Além das políticas confusas, há outros motivos para que a iniciativa paquistanesa prevaleça, apesar da frustração e das ameaças ocasionais dos EUA: é de grande interesse norte-americano, assim como europeu, que as armas nucleares do Paquistão fiquem bem longe das mãos erradas e, por isso, sua estabilidade é crucial. Porém, o fato é que quanto mais violenta se tornou a guerra do Afeganistão depois de 2001, mais desestabilizado o vizinho ficou.
Depois que a Al-Qaeda se refugiou no Paquistão, passou a trabalhar em parceria com os radicais locais. A partir de 2007, essas redes se voltaram contra o Estado paquistanês, resultando nos piores anos de terrorismo interno que jamais se viu em sua história. Homens e carros-bomba explodiram nas principais cidades, levando milhares de civis, seguranças e insurgentes à morte. Há décadas o país paga um preço altíssimo por ter seu serviço de inteligência passando a mão na cabeça de grupos como o Talibã.
Somente em 2016 os paquistaneses restauraram, de alguma forma, a segurança doméstica; o ano passado foi o menos violento desde 2005, segundo o projeto de pesquisa Portal do Terrorismo do Sul da Ásia, mas, ainda assim, mais de 500 civis perderam a vida em atentados terroristas.
A linha de pensamento dos EUA e da Europa permanece a mesma, ainda que pouco divulgada ao público: para manter a estabilidade do Paquistão e seu arsenal nuclear sob controle, há um limite para a pressão externa aplicada a seu governo.

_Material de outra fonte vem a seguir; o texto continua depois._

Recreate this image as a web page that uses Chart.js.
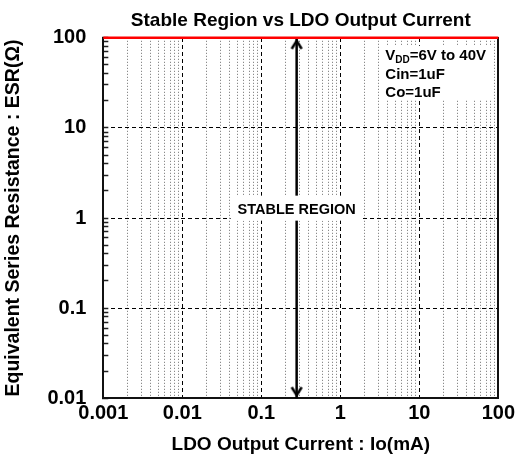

Obama autorizou a CIA a atacar a Al-Qaeda com drones armados nas regiões tribais paquistaneses, ao longo da fronteira com o Afeganistão – e, é claro, a batida ousada dos Seals em seu território para matar Osama bin Laden, sem pedir permissão. Apesar disso, a infraestrutura terrorista mais ampla, que inclui a liderança talibã afegã e vários outros grupos violentos e tolerados pelo serviço de inteligência paquistanês, permanece intacta, operando a partir de Lahore a Karachi, de Quetta à parte da Caxemira que lhe cabe.

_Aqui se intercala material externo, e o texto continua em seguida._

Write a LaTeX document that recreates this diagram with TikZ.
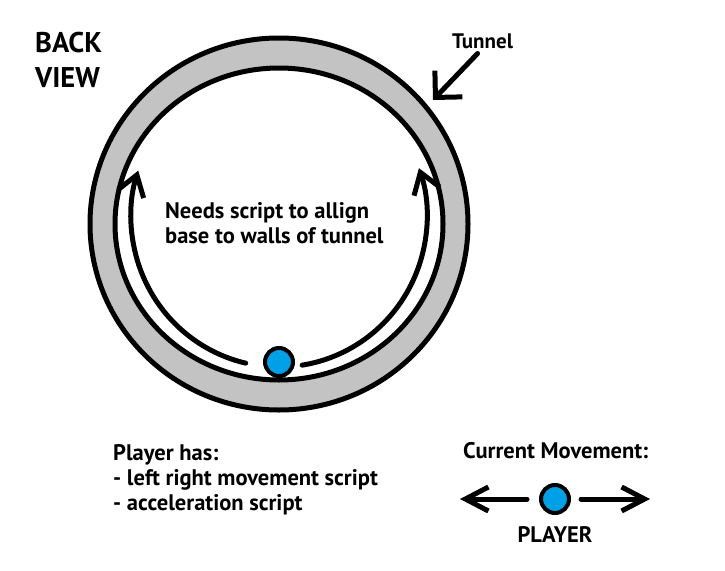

Com efeito, a estratégia do Paquistão de dissuasão nuclear, concebida para manter o poderio militar indiano afastado, também impede a aproximação dos EUA – que, por sua vez, têm tanto medo dos riscos do caos violento naquele país que toleram a interferência de sua agência de espionagem no Afeganistão desde 2001, instância que, em outras circunstâncias, jamais seria tolerada.
É compreensível que a liderança afegã e os generais dos EUA se mostrem furiosos com a cumplicidade do Diretório com a violência no Afeganistão, que inclui a morte de soldados norte-americanos. Nos primeiros nove meses de 2017, a ONU registrou a morte de 2.640 civis, incluindo quase 700 crianças, número semelhante ao mesmo período no ano anterior, a maioria causada pelos talibãs e outras guerrilhas antigovernistas. Este mês o Talibã assumiu a responsabilidade pelo ataque ao Hotel Intercontinental, em Cabul, que matou pelo menos 22 pessoas, incluindo norte-americanos.
Quanto mais violenta se tornou a guerra do Afeganistão depois de 2001, mais desestabilizado o vizinho ficou
Há alternativas à aceitação da situação atual; se as sanções contra a agência de espionagem ou às forças armadas paquistanesas fossem combinadas com uma missão diplomática séria para engajar a China, de longe o aliado mais importante do Paquistão, além de outras potências regionais, um caminho se abriria para a transformação. China, Paquistão, Rússia e Irã têm um interesse comum com os EUA, que é impedir o Estado Islâmico (que já estabeleceu uma base no leste do Afeganistão) de se expandir. Não é de hoje que a China protege o Paquistão da pressão externa na questão do terrorismo e da proliferação nuclear, mas, ao mesmo tempo, tem interesse em uma região mais estável, onde haja uma urgência menor para a presença norte-americana de combate.
Há anos praticamente todo general norte-americano enviado para comandar a guerra do Afeganistão admite que o conflito tem de terminar com um acordo político, apoiado e ratificado pelas potências regionais, e que não há uma solução puramente militar contra o Talibã. Mesmo assim, os EUA continuam a dar prioridade à iniciativa beligerante sobre a diplomacia. Guerras civis amarradas como a do Afeganistão podem durar muito tempo e só se encerram graças a negociações com o inimigo.
O governo Obama tentou conversar em segredo com o Talibã, e chegou até a fazer algum progresso – desfeito pelas contradições da própria estratégia e pelo Diretório, que queria participação em qualquer acordo a que se chegasse, ainda que a liderança talibã preferisse se manter livre de qualquer influência paquistanesa. Muitos membros do governo afegão e antigos líderes do grupo tentaram chegar a um acordo de paz ao longo da última década, mas alguns foram assassinados pelos mais radicais.
Para os EUA, a alternativa a manter uma negociação difícil e incerta seria desistir e deixar o país, mas a consequência mais provável de uma retirada militar unilateral seria mais violência e uma maior influência por parte do Talibã e do Estado Islâmico.
A saída mais racional, para a qual Trump parece ser pouco indicado, seria trabalhar de perto com os aliados, dando prioridade à alta diplomacia, pressionando o Diretório de maneira inteligente e aceitando que, quando se trata do Afeganistão, o ponto de partida de qualquer política internacional é a humildade.